El Rastro confinado

El Covid-19 ha detenido una actividad que no consiguieron interrumpir los bombardeos alemanes durante nuestra guerra civil

El extenso mercado callejero que cualifica Madrid desde el siglo XVII, tanto como la hermosa luz de sus cielos, ha suspendido el pasado domingo 15 de marzo de 2020 el pálpito agudo de vida que cada domingo le convertía en el corazón vivo de la ... capital, lugar de encuentro para, entre hallazgos, quedar con los amigos, dar un paseo, desayunar porras o tomar cerveza, que en ningún lugar del mundo la tiran mejor. El Covid-19 ha detenido una actividad que no consiguieron interrumpir los bombardeos alemanes durante nuestra guerra civil, cuando ahí precisamente, los republicanos resistentes cantaban: «De las bombas se ríen, mamita mía, los madrileños». Siguiendo la ancestral tradición que identifica la ciudad como espacio de mercado, también en las urbes actuales los «flea markets» desempeñan un papel determinante en su morfología, como Porta Portese en Roma, Cité Vernaison en Paris o Camden Lock en el norte de Londres. Las historias del Rastro madrileño tejen nuestra mejor literatura costumbrista: Mesonero Romanos, Galdós, Blasco Ibáñez, Pío Baroja, Gómez de la Serna, Gloria Fuertes y Andrés Trapiello. Éste último, en «El Rastro. Historia, teoría y práctica», describe cuarenta años de paseos por el lugar, «poco antes de las ocho de la mañana y en ayunas».

Como Trapiello, he pasado mi vida en Madrid visitando el Rastro, creo que tal vez para reencontrar mi infancia. Por eso, me llenó de tristeza cuando mi hijo Javier contó la noticia, precisamente él que de muy chico acompañaba mis gozosas excursiones a Never Never Land cada amanecer de domingo. En la plaza del Campillo Mundo Nuevo le enseñé a descubrir los viejos tebeos, los coloridos cromos, los volúmenes rojos de editorial Molino con las aventuras de Guillermo Brown y las ediciones antiguas de Stevenson, Salgari, Julio Verne o Kipling, que luego leería a él y a Marta, para quienes pretendía ser centinela de sus historias. Trepar luego por la calle Mira el Río Baja hasta la plaza Vara del Rey es casi viaje iniciático a través de sorprendentes mercancías que nunca podrían encontrarse en una tienda convencional, como una vieja frasca de colonia art decó o el cuaderno de viajes de un aficionado al dibujo. Al final siempre nos acordábamos más de lo que dejamos que de los hallazgos llevados a casa.

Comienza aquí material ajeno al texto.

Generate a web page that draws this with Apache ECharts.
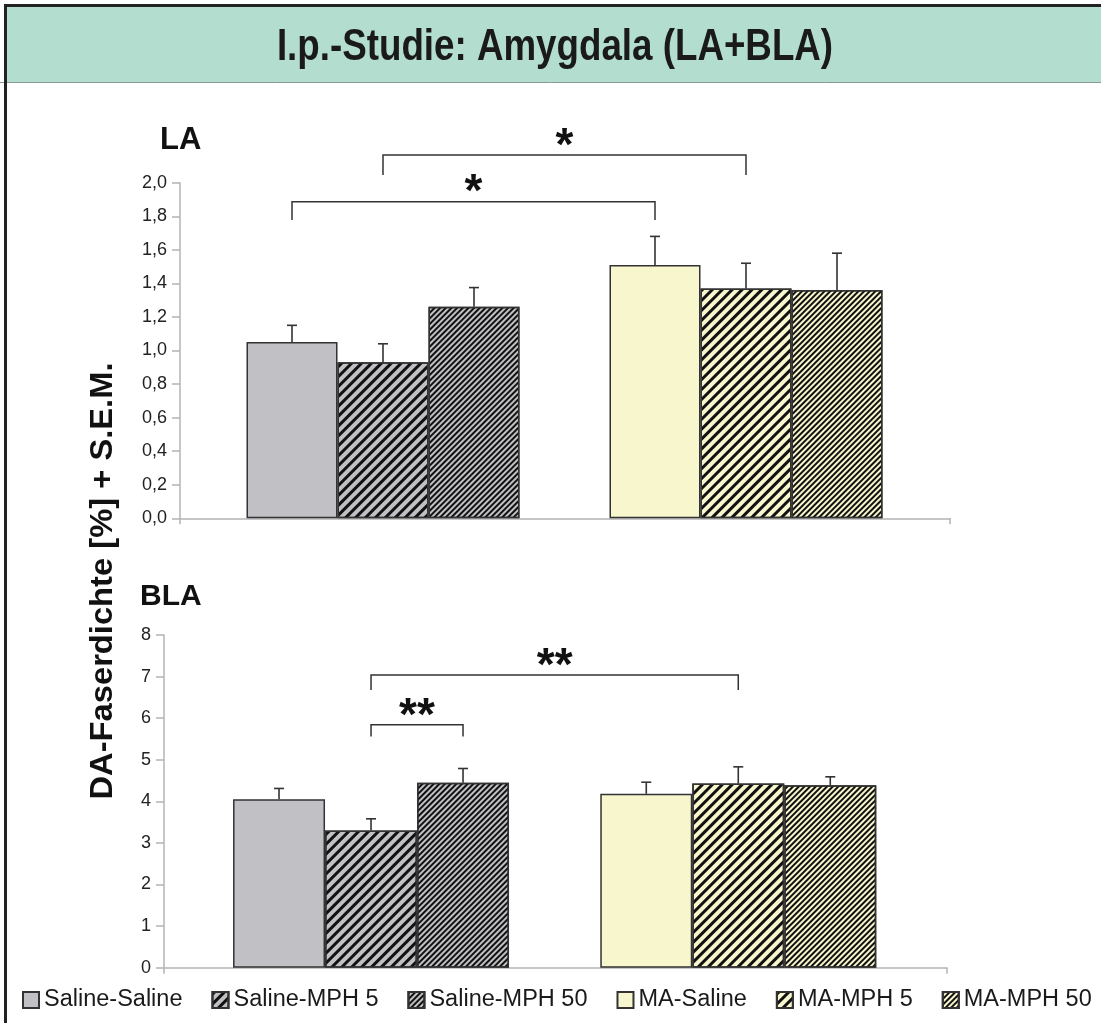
<!DOCTYPE html>
<html>
<head>
<meta charset="utf-8">
<script src="https://cdn.jsdelivr.net/npm/echarts@6/dist/echarts.min.js"></script>
<style>
html,body{margin:0;padding:0;background:#fff;}
#chart{width:1101px;height:1023px;}
</style>
</head>
<body>
<div id="chart"></div>
<script>
// ---- data ----
const categories = ['Saline', 'MA'];
const seriesNames = ['Saline-Saline', 'Saline-MPH 5', 'Saline-MPH 50', 'MA-Saline', 'MA-MPH 5', 'MA-MPH 50'];
const laMeans = [1.05, 0.93, 1.26, 1.51, 1.37, 1.36];
const laSEM   = [0.10, 0.11, 0.115, 0.17, 0.15, 0.22];
const blaMeans = [4.05, 3.30, 4.45, 4.18, 4.43, 4.39];
const blaSEM   = [0.26, 0.28, 0.34, 0.28, 0.40, 0.20];
const laTickLabels = ['0,0', '0,2', '0,4', '0,6', '0,8', '1,0', '1,2', '1,4', '1,6', '1,8', '2,0'];
const blaTickLabels = ['0', '1', '2', '3', '4', '5', '6', '7', '8'];
// brackets: [groupA, slotA, groupB, slotB, lineValue, dropValue]
const laBrackets = [[0, 1, 1, 1, 2.165, 2.046], [0, 0, 1, 0, 1.887, 1.778]];
const laBracketLabels = ['*', '*'];
const blaBrackets = [[0, 1, 1, 1, 7.04, 6.68], [0, 1, 0, 2, 5.84, 5.56]];
const blaBracketLabels = ['**', '**'];

// ---- styles ----
const GRAY = '#c1c1c5', YEL = '#f8f6cd';
const hatchWide = { symbol: 'rect', symbolSize: 1, dashArrayX: [1, 0], dashArrayY: [2.8, 3.6], rotation: -Math.PI / 4, color: '#111' };
const hatchFine = { symbol: 'rect', symbolSize: 1, dashArrayX: [1, 0], dashArrayY: [1.5, 1.5], rotation: -Math.PI / 4, color: '#111' };
const fills = [GRAY, GRAY, GRAY, YEL, YEL, YEL];
const decals = [null, hatchWide, hatchFine, null, hatchWide, hatchFine];
const FONT = '"Liberation Sans", Arial, sans-serif';
const AXIS = '#b4b4b4';

const groupOf = i => (i < 3 ? 0 : 1);
const slotOf = i => i % 3;

function barSeries(panel, means, xi, yi, bw) {
  return seriesNames.map((name, i) => ({
    name, type: 'bar', xAxisIndex: xi, yAxisIndex: yi,
    stack: panel + 's' + slotOf(i), barWidth: bw, barGap: '0%',
    data: categories.map((c, g) => (g === groupOf(i) ? means[i] : '-')),
    itemStyle: Object.assign({ color: fills[i], borderColor: '#333', borderWidth: 1.5 }, decals[i] ? { decal: decals[i] } : {}),
    emphasis: { disabled: true }, z: 2
  }));
}

function errSeries(means, sems, xi, yi, bw) {
  return {
    type: 'custom', xAxisIndex: xi, yAxisIndex: yi, z: 4, clip: false, silent: true,
    encode: { x: 0, y: 1 },
    data: means.map((m, i) => [groupOf(i), m, sems[i], slotOf(i)]),
    renderItem: (params, api) => {
      const g = api.value(0), m = api.value(1), e = api.value(2), s = api.value(3);
      const p0 = api.coord([g, m]), p1 = api.coord([g, m + e]);
      const x = p0[0] + (s - 1) * bw;
      const st = { stroke: '#333', lineWidth: 1.6 };
      return { type: 'group', children: [
        { type: 'line', shape: { x1: x, y1: p0[1], x2: x, y2: p1[1] }, style: st },
        { type: 'line', shape: { x1: x - 5, y1: p1[1], x2: x + 5, y2: p1[1] }, style: st }
      ] };
    }
  };
}

function bracketSeries(brackets, labels, xi, yi, bw) {
  return {
    type: 'custom', xAxisIndex: xi, yAxisIndex: yi, z: 5, clip: false, silent: true,
    encode: { x: 0, y: 4 },
    data: brackets,
    renderItem: (params, api) => {
      const gA = api.value(0), sA = api.value(1), gB = api.value(2), sB = api.value(3);
      const yl = api.value(4), yd = api.value(5);
      const a = api.coord([gA, yl]), b = api.coord([gB, yl]), d = api.coord([gA, yd]);
      const xA = a[0] + (sA - 1) * bw, xB = b[0] + (sB - 1) * bw;
      const y = a[1], y2 = d[1];
      const st = { stroke: '#333', lineWidth: 1.5, fill: null };
      return { type: 'group', children: [
        { type: 'polyline', shape: { points: [[xA, y2], [xA, y], [xB, y], [xB, y2]] }, style: st },
        { type: 'text', style: { text: labels[params.dataIndex], x: (xA + xB) / 2, y: y - 31, textAlign: 'center', textVerticalAlign: 'top', fontSize: 46, fontWeight: 'bold', fontFamily: FONT, fill: '#111' } }
      ] };
    }
  };
}

function axisX(gi) {
  return { type: 'value', gridIndex: gi, min: 0, max: 1, interval: 1,
    axisLine: { show: true, lineStyle: { color: AXIS, width: 1.5 } },
    axisTick: { show: true, length: 6, lineStyle: { color: AXIS, width: 1.5 } },
    axisLabel: { show: false }, splitLine: { show: false } };
}
function axisY(gi, max, interval, labels, margin) {
  return { type: 'value', gridIndex: gi, min: 0, max, interval,
    axisLine: { show: true, lineStyle: { color: AXIS, width: 1.5 } },
    axisTick: { show: true, length: 8, lineStyle: { color: AXIS, width: 1.5 } },
    axisLabel: { margin, fontSize: 18, color: '#222', fontFamily: FONT,
      formatter: v => labels[Math.round(v / interval)] },
    splitLine: { show: false } };
}

const LA_BW = 91, BLA_BW = 92;

const option = {
  animation: false,
  backgroundColor: '#fff',
  grid: [
    { left: 180, right: 151, top: 182.7, height: 335.6 },
    { left: 201.5, right: 173.5, top: 182.7, height: 335.6 },
    { left: 164, right: 154, top: 635, height: 332.7 },
    { left: 187.4, right: 179.1, top: 635, height: 332.7 }
  ],
  xAxis: [
    axisX(0),
    { type: 'category', gridIndex: 1, data: categories, show: false },
    axisX(2),
    { type: 'category', gridIndex: 3, data: categories, show: false }
  ],
  yAxis: [
    axisY(0, 2, 0.2, laTickLabels, 13),
    { type: 'value', gridIndex: 1, min: 0, max: 2, show: false },
    axisY(2, 8, 1, blaTickLabels, 13),
    { type: 'value', gridIndex: 3, min: 0, max: 8, show: false }
  ],
  legend: {
    data: seriesNames, left: 17, top: 983, width: 1084, itemWidth: 16, itemHeight: 16, itemGap: 29,
    icon: 'rect', selectedMode: false,
    textStyle: { fontSize: 23.5, color: '#1a1a1a', fontFamily: FONT }
  },
  graphic: [
    { type: 'rect', shape: { x: 6, y: 6, width: 1100, height: 76 }, style: { fill: '#b3ddcf' }, z: -10 },
    { type: 'line', shape: { x1: 0, y1: 82.5, x2: 1101, y2: 82.5 }, style: { stroke: '#8a9994', lineWidth: 1 } },
    { type: 'line', shape: { x1: 4, y1: 5.5, x2: 1101, y2: 5.5 }, style: { stroke: '#222', lineWidth: 3 } },
    { type: 'line', shape: { x1: 5.5, y1: 4, x2: 5.5, y2: 1023 }, style: { stroke: '#222', lineWidth: 3 } },
    { type: 'text', x: 555, y: 48, scaleX: 0.835, style: { text: 'I.p.-Studie: Amygdala (LA+BLA)', textAlign: 'center', textVerticalAlign: 'middle',
      fontSize: 44, fontWeight: 'bold', fontFamily: FONT, fill: '#1a1a1a' } },
    { type: 'text', x: 160, y: 140, style: { text: 'LA', textVerticalAlign: 'middle', fontSize: 31, fontWeight: 'bold', fontFamily: FONT, fill: '#111' } },
    { type: 'text', x: 140, y: 597, style: { text: 'BLA', textVerticalAlign: 'middle', fontSize: 30, fontWeight: 'bold', fontFamily: FONT, fill: '#111' } },
    { type: 'text', x: 103, y: 581, rotation: Math.PI / 2, scaleX: 1.055, style: { text: 'DA-Faserdichte [%] + S.E.M.', textAlign: 'center', textVerticalAlign: 'middle',
      fontSize: 31, fontWeight: 'bold', fontFamily: FONT, fill: '#111' } }
  ],
  series: [].concat(
    barSeries('la', laMeans, 1, 1, LA_BW),
    [errSeries(laMeans, laSEM, 1, 1, LA_BW), bracketSeries(laBrackets, laBracketLabels, 1, 1, LA_BW)],
    barSeries('bla', blaMeans, 3, 3, BLA_BW),
    [errSeries(blaMeans, blaSEM, 3, 3, BLA_BW), bracketSeries(blaBrackets, blaBracketLabels, 3, 3, BLA_BW)]
  )
};

const chart = echarts.init(document.getElementById('chart'), null, { renderer: 'canvas' });
chart.setOption(option);
</script>
</body>
</html>
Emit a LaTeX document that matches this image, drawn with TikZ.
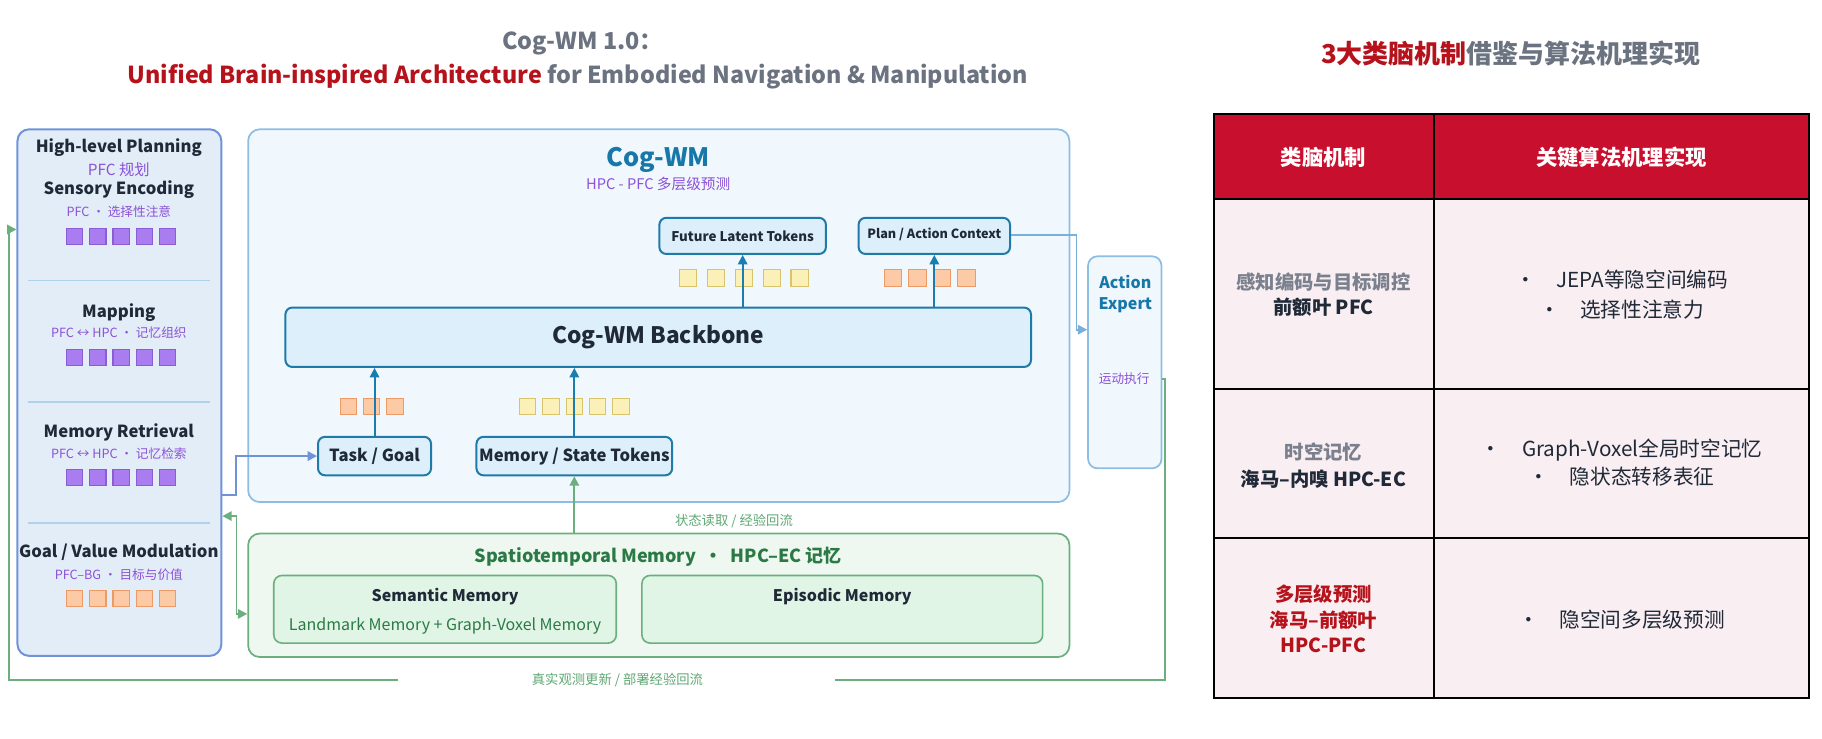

Más tarde, durante una larga estancia en Londres con Helen chiquita, desfilábamos por los coloridos mercadillos callejeros que hacen de la vieja capital de imperio un paraíso para buscadores de tesoros. Quizás gracias a las conversaciones con los vendedores ambulantes de New Caledonian Market, Brick Lane, Covent Garden, los tres pueden dictar conferencias en inglés británico. De tal manera inoculé en mis hijos la pasión por la magia de esos mercadillos donde todo hallazgo es posible que Helen, mientras estudiaba en Madrid sus últimos cursos de Arquitectura, mantuvo un puesto en el Mercado de Juguete Antiguo. Ahora hay un Rastro virtual a través de múltiples portales de internet donde se pierden sabores, olores y colores, así como el calor humano que hace de los viejos mercadillos espacios amables más allá del intercambio de mercancías. Sin duda a través de la Red, en la soledad con tu ordenador puedes encontrar eficazmente lo que buscas, pero nunca te sucederá como a Tintín quien en «El Secreto del Unicornio» encuentra al azar una maqueta de barco que le permitiría a Hergé contar una de las historias más bellas que he conocido, solo semejante a La Isla del Tesoro de Stevenson.